In queste settimane, Ciampi ha rassicurato i suoi interlocutori sostanzialmente con un argomento onnicomprensivo. Il lodo dell’immunità personale di Berlusconi avrebbe evitato il peggio: al Paese, il clima di "guerra civile" che il signore di Arcore scatena quando deve proteggere i suoi interessi; all’opposizione, l’umiliazione di un’altra battaglia perduta; alla magistratura, l’incarognimento d’una riforma dell’ordinamento giudiziario già pessima nelle intenzioni; alla Costituzione, interventi più cruenti di contraffazione. Meglio allora un’immunitas personale se capace di frenare l’aggressività politica del premier. Sarà davvero così? Davvero Berlusconi intascata l’immunità si cheterà? A sentire le dichiarazioni di Salonicco, pare il contrario.
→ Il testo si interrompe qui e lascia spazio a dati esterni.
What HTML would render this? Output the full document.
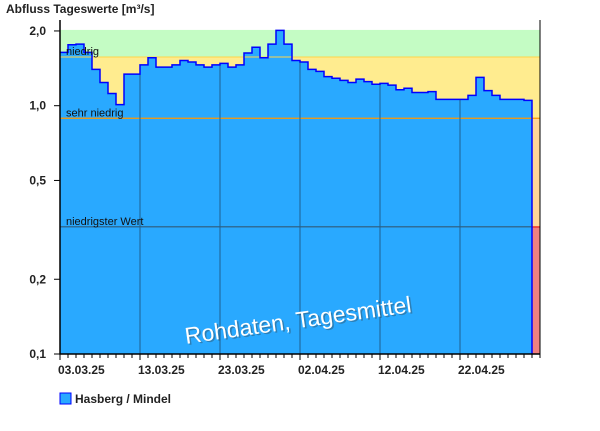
<!DOCTYPE html>
<html><head><meta charset="utf-8"><style>
body{margin:0;background:#fff;width:600px;height:426px;overflow:hidden;font-family:"Liberation Sans",sans-serif}
</style></head><body>
<svg width="600" height="426" xmlns="http://www.w3.org/2000/svg" font-family="Liberation Sans, sans-serif">
<text x="6" y="13" font-size="12" font-weight="bold" fill="#222">Abfluss Tageswerte [m³/s]</text>
<g id="plot"></g>
<text x="298" y="328" font-size="23" fill="#333" opacity="0.35" text-anchor="middle" transform="rotate(-8 298 320) translate(1.5 1.5)">Rohdaten, Tagesmittel</text>
<text x="298" y="328" font-size="23" fill="#fff" text-anchor="middle" transform="rotate(-8 298 320)">Rohdaten, Tagesmittel</text>
<rect x="60" y="393" width="11" height="11" fill="#29a9ff" stroke="#0000ff"/>
<text x="75" y="403" font-size="12" font-weight="bold" fill="#222">Hasberg / Mindel</text>
</svg>
<script>
const values=[1.64,1.76,1.77,1.64,1.40,1.24,1.12,1.01,1.34,1.34,1.46,1.56,1.43,1.43,1.46,1.52,1.50,1.46,1.43,1.46,1.48,1.43,1.46,1.63,1.72,1.56,1.77,2.01,1.77,1.52,1.50,
1.40,1.375,1.31,1.29,1.265,1.24,1.28,1.25,1.22,1.23,1.21,1.16,1.175,1.13,1.13,1.14,1.06,1.06,1.06,1.06,1.10,1.30,1.15,1.10,1.06,1.06,1.06,1.05];
const yTicks=[2,1,0.5,0.2,0.1];
const yTickLabels=["2,0","1,0","0,5","0,2","0,1"];
const xTickDays=[0,10,20,30,40,50];
const xTickLabels=["03.03.25","13.03.25","23.03.25","02.04.25","12.04.25","22.04.25"];
const thresholds={niedrig:1.57,sehrNiedrig:0.89,niedrigster:0.325,top:2.01};
const totalDays=60;
const X0=60,X1=540,Y0=354,PPD=248.3;
const y=v=>Y0-(Math.log10(v)+1)*PPD;
const x=d=>X0+d*8;
const NS="http://www.w3.org/2000/svg";
const g=document.getElementById('plot');
function mk(t,a){const e=document.createElementNS(NS,t);for(const k in a)e.setAttribute(k,a[k]);g.appendChild(e);return e;}
let e;
e=mk('rect',{x:X0,y:y(thresholds.top)-0.5,width:X1-X0,height:y(thresholds.niedrig)-y(thresholds.top)+0.5,fill:'#c4fcc4'});

e=mk('rect',{x:X0,y:y(thresholds.niedrig),width:X1-X0,height:y(thresholds.sehrNiedrig)-y(thresholds.niedrig),fill:'#ffec8f'});

e=mk('rect',{x:X0,y:y(thresholds.sehrNiedrig),width:X1-X0,height:y(thresholds.niedrigster)-y(thresholds.sehrNiedrig),fill:'#ffd699'});

e=mk('rect',{x:X0,y:y(thresholds.niedrigster),width:X1-X0,height:Y0-y(thresholds.niedrigster),fill:'#f08080'});

let d=`M${x(0)},${Y0}`;
values.forEach((v,i)=>{d+=` L${x(i)},${y(v).toFixed(1)} L${x(i+1)},${y(v).toFixed(1)}`;});
d+=` L${x(values.length)},${Y0} Z`;
e=mk('path',{d:d,fill:'#29a9ff',stroke:'none'});

e=mk('line',{x1:X0,x2:X1,y1:y(thresholds.niedrig),y2:y(thresholds.niedrig),stroke:'#ffd54a','stroke-width':1});

e=mk('line',{x1:X0,x2:X1,y1:y(thresholds.sehrNiedrig),y2:y(thresholds.sehrNiedrig),stroke:'#ff9900','stroke-width':1.2});

e=mk('line',{x1:X0,x2:X1,y1:y(thresholds.niedrigster),y2:y(thresholds.niedrigster),stroke:'#333','stroke-width':0.8});

e=mk('line',{x1:x(values.length),x2:X1,y1:y(thresholds.niedrigster),y2:y(thresholds.niedrigster),stroke:'#e00','stroke-width':1});

xTickDays.forEach((dd,i)=>{if(i>0){const top=Math.min(y(values[dd]),y(values[dd-1]));
e=mk('line',{x1:x(dd),x2:x(dd),y1:top,y2:Y0,stroke:'#1f5f8f','stroke-width':1});
}});
let s='';
values.forEach((v,i)=>{s+=(i?' L':'M')+`${x(i)},${y(v).toFixed(1)} L${x(i+1)},${y(v).toFixed(1)}`;});
s+=` L${x(values.length)},${Y0}`;
e=mk('path',{d:s,fill:'none',stroke:'#0000ff','stroke-width':1.5});

[['niedrig',thresholds.niedrig,'niedrig-label'],['sehr niedrig',thresholds.sehrNiedrig,'sehr-niedrig-label'],['niedrigster Wert',thresholds.niedrigster,'niedrigster-label']].forEach(a=>{
e=mk('text',{x:66,y:y(a[1])-2,'font-size':11,fill:'#111'});e.textContent=a[0];
});
e=mk('path',{d:`M${X0},20 L${X0},${Y0} L${X1},${Y0}`,fill:'none',stroke:'#000','stroke-width':1.5});

e=mk('line',{x1:X1,x2:X1,y1:20,y2:Y0,stroke:'#000','stroke-width':1});

yTicks.forEach((v,i)=>{
e=mk('line',{x1:54,x2:X0,y1:y(v),y2:y(v),stroke:'#000'});

e=mk('text',{x:46,y:y(v)+4,'font-size':12,'font-weight':'bold','text-anchor':'end',fill:'#222'});e.textContent=yTickLabels[i];
});
for(let i=0;i<=totalDays;i++){e=mk('line',{x1:x(i),x2:x(i),y1:Y0,y2:Y0+(xTickDays.includes(i)?6:4),stroke:'#000'});
}
xTickDays.forEach((dd,i)=>{e=mk('text',{x:x(dd)-2,y:374,'font-size':12,'font-weight':'bold',fill:'#222'});e.textContent=xTickLabels[i];
});
</script>
</body></html>
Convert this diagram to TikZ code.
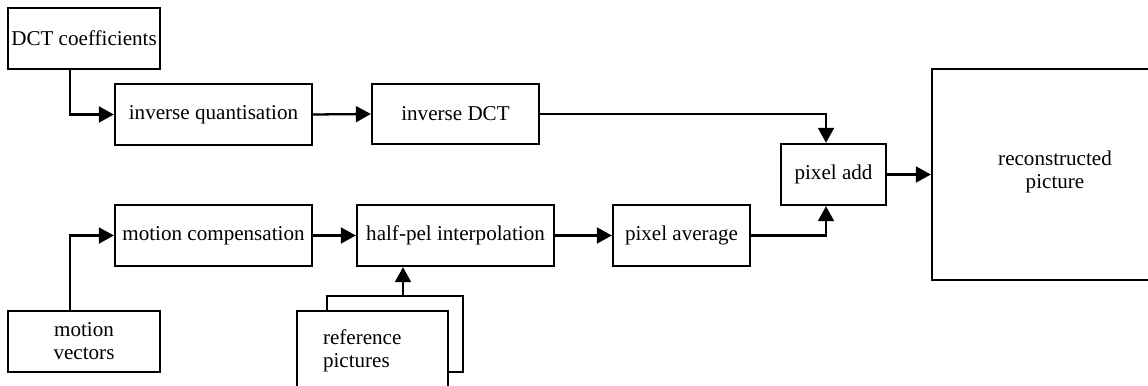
\documentclass[tikz,border=0pt]{standalone}
\usepackage{fontspec}
\setmainfont{Liberation Serif}
\usetikzlibrary{arrows.meta}
\begin{document}
\begin{tikzpicture}[font=\fontsize{12}{13}\selectfont, line width=1.3pt, line join=miter, >={Triangle[length=8.5pt,width=9pt]},
	blk/.style={draw, inner sep=0pt, minimum height=1.22cm, align=center}]
	\useasboundingbox (0,0) rectangle (22.96,-7.72);
	% upper row
	\node[blk, minimum width=3.04cm] (dct) at (1.68,-0.77) {DCT coefficients};
	\node[blk, minimum width=3.94cm] (iq) at (4.27,-2.29) {inverse quantisation};
	\node[blk, minimum width=3.34cm, minimum height=1.2cm] (idct) at (9.11,-2.28) {inverse DCT};
	\node[blk, minimum width=2.10cm] (add) at (16.67,-3.49) {pixel add};
	\node[blk, minimum width=4.92cm, minimum height=4.22cm] (rec) at (21.10,-3.49) {reconstructed\\picture\\[-0.26cm]};
	% lower row
	\node[blk, minimum width=3.94cm] (mc) at (4.27,-4.71) {motion compensation};
	\node[blk, minimum width=3.94cm] (hp) at (9.11,-4.71) {half-pel interpolation};
	\node[blk, minimum width=2.74cm] (avg) at (13.63,-4.71) {pixel average};
	\node[blk, minimum width=3.04cm] (mv) at (1.68,-6.83) {motion\\vectors};
	\node[blk, minimum width=2.72cm, minimum height=1.52cm] (refb) at (7.90,-6.68) {};
	\node[blk, fill=white, minimum height=1.6cm, text width=1.98cm, inner xsep=0.52cm, align=left] (ref) at (7.45,-7.02) {reference\\pictures};
	% connectors
	\draw[->] ([xshift=-0.28cm]dct.south) |- (iq.west);
	\draw[->] (iq.east) -- (idct.west);
	\draw[->] (idct.east) -| ([xshift=-0.15cm]add.north);
	\draw[->] (add.east) -- (rec.west);
	\draw[->] ([xshift=-0.28cm]mv.north) |- (mc.west);
	\draw[->] (mc.east) -- (hp.west);
	\draw[->] (hp.east) -- (avg.west);
	\draw[->] (avg.east) -| ([xshift=-0.15cm]add.south);
	\draw[->] ([xshift=0.16cm]refb.north) -- ([xshift=0.16cm]refb.north |- hp.south);
\end{tikzpicture}
\end{document}
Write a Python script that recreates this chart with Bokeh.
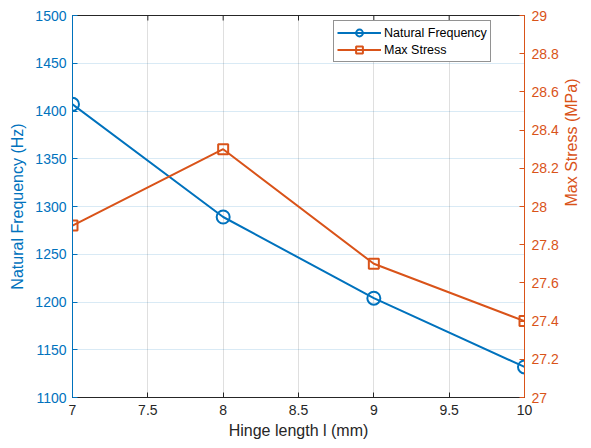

La convinzione del Colle non vede (o sembra non avere la forza di vedere) la natura del nuovo potere e le due alterazioni che lo segnano. Senza alcun contrasto pubblico da parte del Colle, Berlusconi si designa come rappresentante del popolo intero, come se la scelta di una maggioranza politica, d’una rappresentanza democratica diventasse automaticamente scelta d’un capo; come se davvero il popolo potesse essere "collettivo unitario omogeneo", "volontà unitaria", un "interesse collettivo unitario" che quel capo è legittimato a incarnare. È un’alterazione già grave che peggiora la sua pericolosità se incistata nella somma di poteri (politico, economico, mediatico) a disposizione di Berlusconi. Forte della prima convinzione ("Rappresento il popolo"), protetto dal conflitto d’interessi, Berlusconi azzera ogni separazione tra potere privato e potere pubblico, tra società civile e Stato, tra politica ed economia. Azzera, come ha scritto qualche tempo fa Luigi Ferrajoli, una separazione che "fa parte del costituzionalismo profondo così dello stato di diritto come della democrazia rappresentativa".
Questo nuovo, deforme potere si muove nelle istituzioni e attraversa lo Stato con la stessa aggressività, spregiudicatezza e mancanza di senso della misura che un’azienda porta con sé quando agisce sul mercato. È una bulimia in esso non patologica, ma fisiologica. È questa pericolosa idea onnipotente, onnicomprensiva, autoreferenziale che Ciampi sembra non sapere affrontare in pubblico, augurandosi in privato che, una volta soddisfatto un appetito, non ne nascerà un altro ancora più grande. Purtroppo così non sarà. Come per un’azienda alle prese del mercato è naturale essere insofferente alle regole, ai controlli, essere incapace d’autoregolarsi, così il nuovo potere si spingerà ancora oltre fino a quando non incontrerà un vincolo esterno. Con la legge che rende immune Berlusconi s’è persa l’occasione di far valere un limite, lo stesso che vale per tutti i cittadini. Non è un buon auspicio per il futuro dei tre poteri di controllo d’una democrazia moderna: l’opposizione politica, la giustizia, l’informazione.